Han is a warrior fighting invisible foes that have visible but mundane facades, but his literary works feature clueless characters who have lost their way in a topsy-turvy world. There are few heroes in his fiction, just victims of their time. That message, obviously, has resonated with tens of millions of readers.

Han is the voice of a generation. At 27, he is the most influential person of the 20-something generation in China. He embodies the spirit of the time - an era of constant change and a search for independent identity.

Han began his literary life as the little boy who jumped up and down telling everyone the emperor was not wearing any clothes. The "emperor" in this case was China's educational system. By failing most of the courses and dropping out of high school, Han turned his act of defiance into a debut novel, The Triple Gates, which has sold 2 million copies.

From the beginning, Han spurned conventional narrative for a personal voice. He does not scream like his May 4th Movement predecessors. Instead, he resorts to satire and black humor, which characterize both his fiction and non-fiction. Although he has managed to offend orthodox thinkers, his writing is capable of great subtlety and nuance, which is buried under a thick coating of abrasiveness.

Unfortunately, he says, most of his detractors never bother to read his books. It's also possible his supporters read only a few of his posts, thus stripping him of his complexity in their assessment.

In just one decade, Han has evolved from a straight arrow to a sharp shooter who pretends to be firing indiscriminately - all the while retaining the veneer of unruliness. His targets appear to be the Writers Association, literary figureheads, forced relocation and traffic regulations, but it is what they stand for that he is aiming at.

When he used his experience of being a racing driver to comment on the Hangzhou speed-and-kill accident, the official version that the driver was doing 70 km/hour was exposed as a joke, turning public scrutiny in the direction of possible collusion between traffic police and the wealthy driver, or between power and money.

But there are occasions when Han ventures outside his realm of expertise and falters, such as his criticism of the wildly popular magician Louis Liu (Lu Chen), who he criticized for shilling after the magician's performance at the year-end TV gala. Han deleted his post the next day.

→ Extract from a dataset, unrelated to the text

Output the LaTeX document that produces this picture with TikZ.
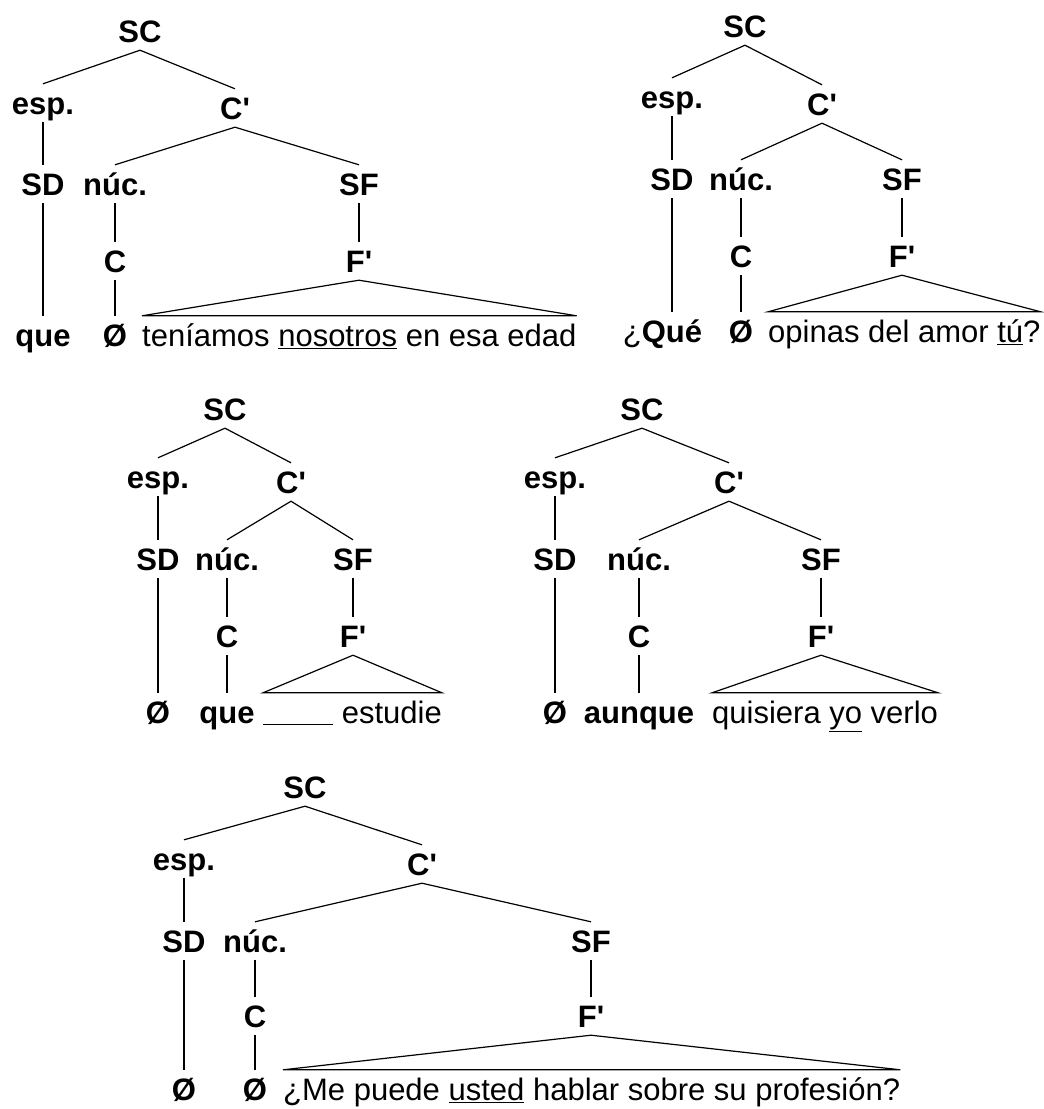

Most of the time, Han is spot on. In the court of public opinion it is usually his opponents who shut up and retreat.

Han has got away with his "antics" partly because he has camouflaged his seriousness with layer upon layer of playfulness. He is like a gadfly, seemingly causing more annoyance than threat to his opponents. In the same vein, his gravitas may have been overlooked by those who see only his rebelliousness. Han is at once oversold and undervalued.

Yet Han's appeal has cut across generational lines. Leung Man-tou, a prominent opinion leader, has compared him with Lu Xun (1881-1936), the most influential critical thinker of modern China.

While his enemies have tried to belittle him by calling him a lightweight, Han has chipped away at the pieces that form the wall yet made it look like a game. His books - novels or essays - reveal how fast he has matured from a self-indulgent teenager with an acerbic tongue to one with a singular voice. With the good looks of a pop idol and the audacity of a rally-driving champion, Han is now virtually a cross between James Dean and J.D. Salinger, with the brusque Lu Xun thrown in.

It appears he is attempting to stop his generation from falling over the cliff, but at this rate he may fall off himself. According to one account, Han receives a daily dose of 5,000 messages that denounce him. He selects the most vicious or intelligent ones and publicizes them as a means to train his willpower. But in person, he remains soft-spoken and mild-mannered. It's hard to detect any fire in him.

A noted literary critic once said: "If I were Han Han's father, I'd slap him crazy."

Will Han dodge the slap and cause the other to fall, or will he fight back in the spirit of the mythical dragon slayer? Whatever response he takes, he will probably downplay his act by saying, "I'm not a rebel at all," because he believes what he advocates is common sense.